The ultimate prize — an Earth twin at ~0.09 m/s — will demand activity modeling an order of magnitude better than today's, making GP detrending one of the most consequential open problems in exoplanet science.
| Kernel | Functional form (plain text) | Free hyperparameters | Best suited to |
|---|---|---|---|
| Squared-exponential (RBF) | k = A² · exp(−Δt²/(2ℓ²)) | Amplitude A, length scale ℓ | Smooth, non-periodic trends; instrumental drift |
| Exp-sine-squared (periodic) | k = A² · exp(−Γ·sin²(πΔt/P)) | A, harmonic complexity Γ, period P | Strictly repeating signals; no spot evolution |
| Quasi-periodic (QP) | k = A² · exp(−Δt²/(2ℓ²) − Γ·sin²(πΔt/P_rot)) | A, ℓ, Γ, P_rot | Evolving starspots — the field standard |
| Matérn-3/2 | k = A²(1+√3·Δt/ℓ)·exp(−√3·Δt/ℓ) | A, ℓ | Rougher, less-differentiable granulation noise |
| QP + cosine (QPC) | QP × extra cosine harmonic term | QP set + 2nd-harmonic amplitude | Double-dip spot light curves |
Frequently asked questions
What is Gaussian-process detrending in exoplanet astronomy?
It is a Bayesian, non-parametric method that models a star's correlated activity 'jitter' as a flexible random function defined by a covariance kernel, then subtracts it from radial-velocity or photometric data. This isolates the planet's Keplerian signal from stellar noise that is quasi-periodic rather than white. It has become the standard approach for activity-dominated stars.
Why is a quasi-periodic kernel used instead of a simple sine wave?
Starspots rotate into and out of view (giving periodicity at the rotation period) but also grow and decay over weeks to months, so activity is only periodic for a few cycles. The quasi-periodic kernel multiplies an exp-sine-squared term (rotation) by a squared-exponential term (a decaying envelope), capturing this evolution. A pure sinusoid would wrongly assume the pattern repeats forever and could absorb a real planet.
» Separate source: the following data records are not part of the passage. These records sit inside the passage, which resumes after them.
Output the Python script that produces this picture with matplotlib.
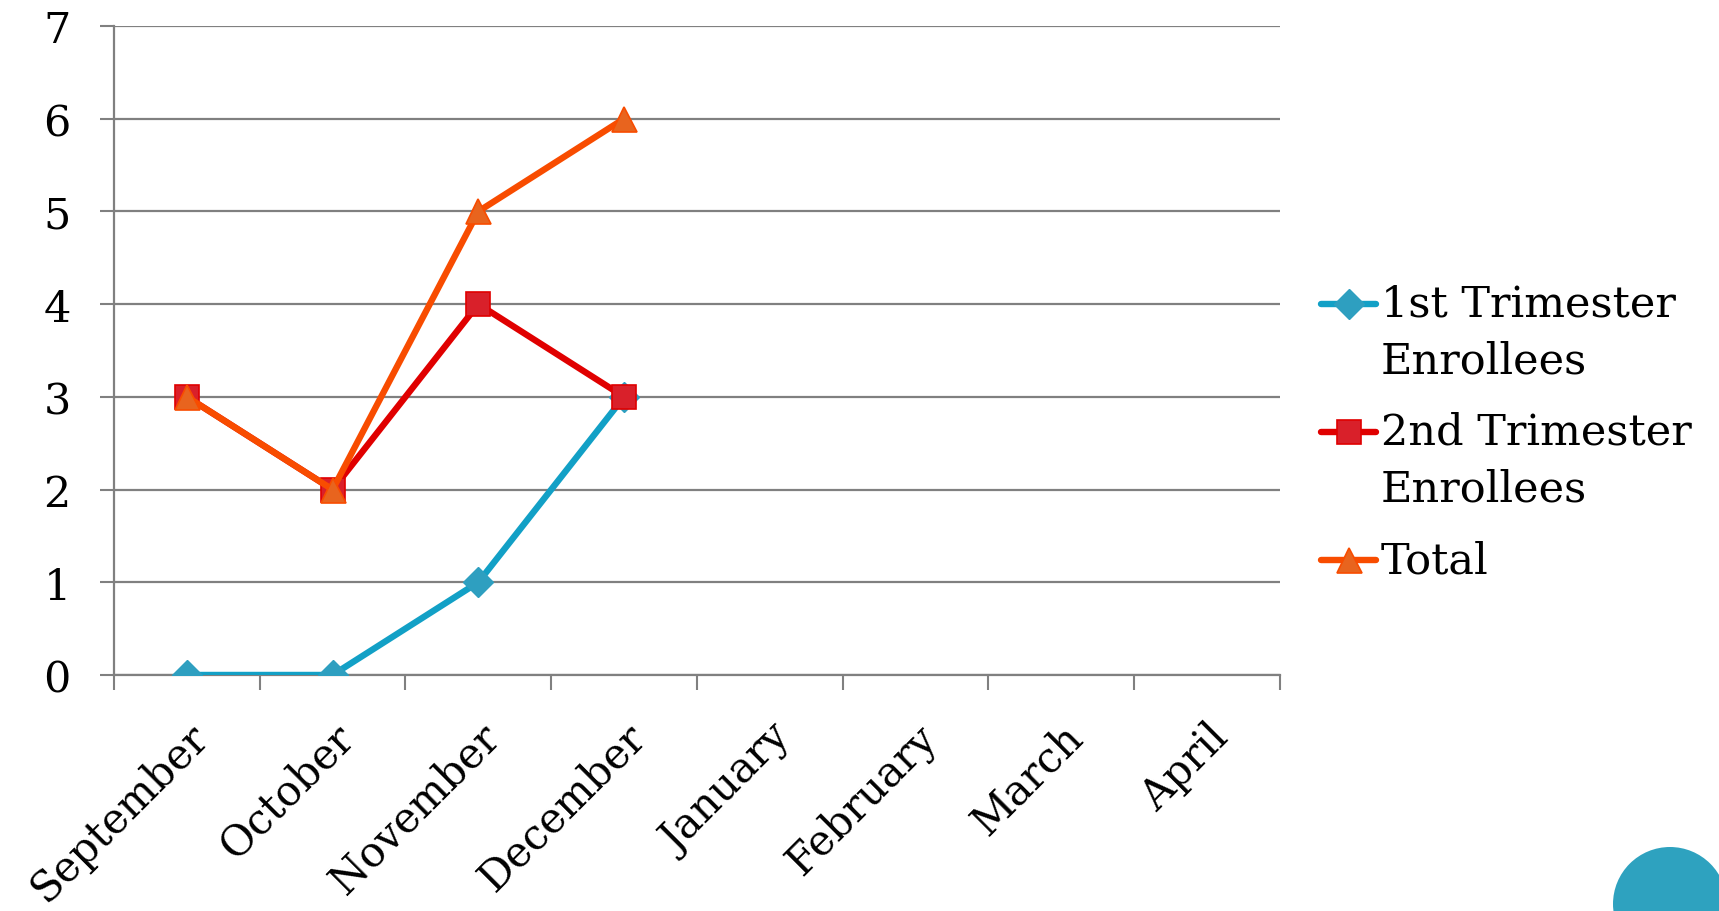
import matplotlib
matplotlib.use('Agg')
import matplotlib.pyplot as plt
from matplotlib.patches import Circle
from matplotlib.lines import Line2D

plt.rcParams['font.family'] = ['DejaVu Serif']

months = ['September', 'October', 'November', 'December',
          'January', 'February', 'March', 'April']
first_tri = [0, 0, 1, 3]
second_tri = [3, 2, 4, 3]
total = [3, 2, 5, 6]
legend_labels = [['1st Trimester', 'Enrollees'], ['2nd Trimester', 'Enrollees'], ['Total']]

fs = 31
grey = '#808080'
W, H = 1719, 912

fig = plt.figure(figsize=(W / 100, H / 100), dpi=100)
ax = fig.add_axes([0.0663, 0.2588, 0.6783, 0.7116])

styles = [
    dict(color='#12A0C6', lw=4.6, marker='D', ms=15, mfc='#2E9FC0', mec='#2E9FC0'),
    dict(color='#E00000', lw=4.6, marker='s', ms=17, mfc='#D9202A', mec='#E00000', mew=1.2),
    dict(color='#F84C00', lw=4.6, marker='^', ms=18, mfc='#E8641E', mec='#F84C00', mew=1.2),
]

x = list(range(len(first_tri)))
for i, (vals, st) in enumerate(zip([first_tri, second_tri, total], styles)):
    ax.plot(x, vals, zorder=3 + i, **st)

ax.set_xlim(-0.5, len(months) - 0.5)
ax.set_ylim(0, 7)
ax.set_yticks(range(8))
ax.yaxis.grid(True, color=grey, lw=1.6)
ax.set_axisbelow(True)

# ticks between categories
ax.set_xticks([i - 0.5 for i in range(len(months) + 1)])
ax.set_xticklabels([])
ax.set_xticks(range(len(months)), minor=True)
ax.set_xticklabels(months, minor=True, rotation=45, ha='right', va='top',
                   rotation_mode='anchor', fontsize=30)
ax.tick_params(axis='x', which='major', length=11, width=1.5, color=grey, direction='out')
ax.tick_params(axis='x', which='minor', length=0, pad=29)
ax.tick_params(axis='y', length=10, width=1.5, color=grey, labelsize=fs, pad=21)

for side in ['top', 'right']:
    ax.spines[side].set_visible(False)
for side in ['left', 'bottom']:
    ax.spines[side].set_color(grey)
    ax.spines[side].set_linewidth(1.6)

# legend drawn by hand so the handle sits on the first text line
entry_y = [305, 433, 561]
line_step = 57
for st, labels, py in zip(styles, legend_labels, entry_y):
    fy = 1 - py / H
    fig.add_artist(Line2D([1321 / W, 1376 / W], [fy, fy], transform=fig.transFigure,
                          solid_capstyle='round', markevery=[], **st))
    fig.add_artist(Line2D([1348.5 / W], [fy], transform=fig.transFigure, **st))
    for k, txt in enumerate(labels):
        fig.text(1381 / W, 1 - (py + k * line_step) / H, txt, fontsize=fs,
                 ha='left', va='center')

# decorative circle in bottom-right corner
fig.patches.append(Circle((1670 / 100, (H - 905) / 100), 0.57, transform=fig.dpi_scale_trans,
                          facecolor='#2EA2BF', edgecolor='none'))

fig.savefig('out.png', dpi=100)
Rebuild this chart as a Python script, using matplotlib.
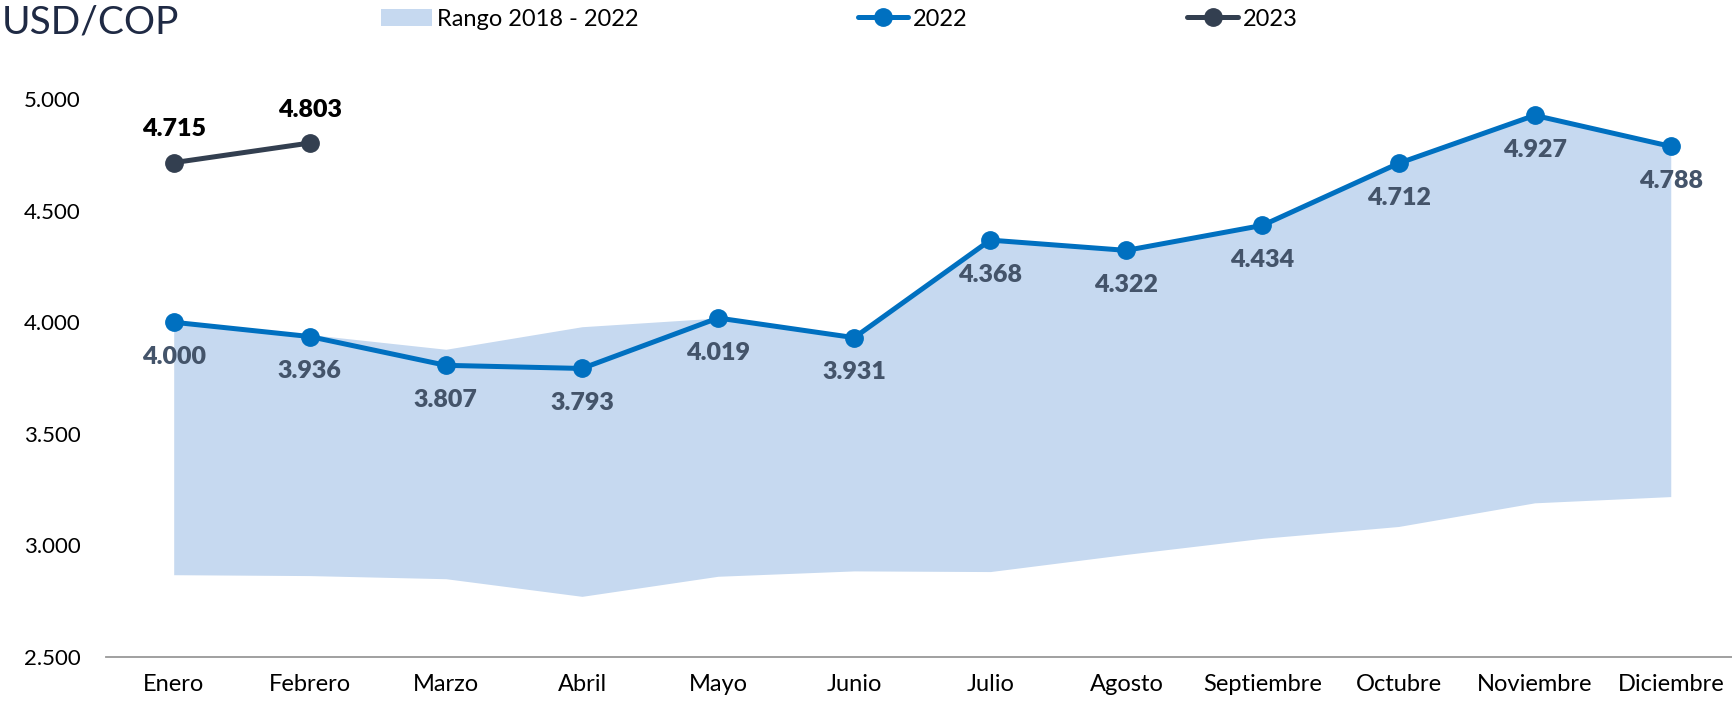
import matplotlib.pyplot as plt
import numpy as np

plt.rcParams['font.family'] = ['Lato', 'DejaVu Sans']

meses = ["Enero", "Febrero", "Marzo", "Abril", "Mayo", "Junio", "Julio",
         "Agosto", "Septiembre", "Octubre", "Noviembre", "Diciembre"]
rango_min = [2869, 2865, 2851, 2772, 2862, 2886, 2883, 2960, 3032, 3085, 3191, 3219]
rango_max = [4000, 3945, 3879, 3980, 4019, 3931, 4368, 4322, 4434, 4712, 4927, 4788]
v2022 = [4000, 3936, 3807, 3793, 4019, 3931, 4368, 4322, 4434, 4712, 4927, 4788]
v2023 = [4715, 4803]

def fmt(v):
    return f"{v:,.0f}".replace(",", ".")

fig = plt.figure(figsize=(17.32, 7.05), dpi=100)
ax = fig.add_axes([0.061, 0.068, 0.939, 0.7915])

x = np.arange(len(meses))
ax.fill_between(x, rango_min, rango_max, color="#C6D9F0", lw=0,
                label="Rango 2018 - 2022")
ax.plot(x, v2022, color="#0070C0", lw=3.6, marker="o", ms=12.5,
        solid_capstyle="round", label="2022")
x23 = np.arange(len(v2023))
ax.plot(x23, v2023, color="#333F50", lw=3.6, marker="o", ms=12.5,
        solid_capstyle="round", label="2023")

for xi, v in zip(x, v2022):
    ax.annotate(fmt(v), (xi, v), xytext=(0, -25), textcoords="offset points",
                ha="center", va="center", fontsize=18, fontweight="heavy",
                color="#44546A", annotation_clip=False)
for xi, v in zip(x23, v2023):
    ax.annotate(fmt(v), (xi, v), xytext=(0, 24), textcoords="offset points",
                ha="center", va="center", fontsize=18, fontweight="heavy",
                color="black", annotation_clip=False)

ax.set_xlim(-0.5, 11.45)
ax.set_ylim(2500, 5000)
ax.set_yticks([2500, 3000, 3500, 4000, 4500, 5000])
ax.set_yticklabels([fmt(v) for v in [2500, 3000, 3500, 4000, 4500, 5000]])
ax.set_xticks(x)
ax.set_xticklabels(meses)
ax.tick_params(axis="y", length=0, labelsize=16, pad=18)
ax.tick_params(axis="x", length=0, labelsize=17, pad=12)
for s in ["top", "right", "left"]:
    ax.spines[s].set_visible(False)
ax.spines["bottom"].set_color("#999999")
ax.spines["bottom"].set_linewidth(1.3)

fig.text(0.001, 0.968, "USD/COP", fontsize=28, color="#1F2A44",
         ha="left", va="center")

fig.legend(loc="center left", bbox_to_anchor=(0.220, 0.973), ncol=3,
           frameon=False, fontsize=17, handlelength=2.15, handletextpad=0.2,
           columnspacing=9.3, borderaxespad=0, borderpad=0)

fig.savefig("out.png", dpi=100)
What do the GP hyperparameters physically mean?
In the quasi-periodic kernel, P_rot is the stellar rotation period, ℓ is the spot-evolution or decay timescale (typically a few rotation cycles), A is the activity amplitude, and Γ is the harmonic complexity that sets how structured the light curve looks within one rotation. Because these map to real stellar properties, the fit doubles as a rotation-period measurement.
Can Gaussian-process detrending accidentally remove the planet?
Yes — this is the main risk. A GP with loose priors is flexible enough to absorb a genuine planetary signal, especially if the planet's period is near the stellar rotation period or its harmonics. Astronomers guard against this with tight, physically-motivated priors (often from simultaneous photometry), injection-recovery tests, and multidimensional models that share information across activity indicators.
What is the FF' method and how does it relate?
The FF' method (Aigrain, Pont & Zucker 2012) predicts the activity-induced radial-velocity variations directly from a star's flux F and its time derivative F′, using only two free parameters, when simultaneous high-precision photometry exists. It provided the physical foundation for GP frameworks, and its ideas were extended by Rajpaul et al. (2015) into the multidimensional GP that links RVs and activity indicators to one shared latent function.
Which software packages perform GP detrending?
Popular tools include george, celerite and celerite2 (which reduce the covariance inversion from O(N³) to O(N) for one-dimensional data), exoplanet, radvel, and juliet. celerite's speed made GP modeling feasible for large TESS and Kepler datasets, while multidimensional codes handle joint RV-plus-indicator fits.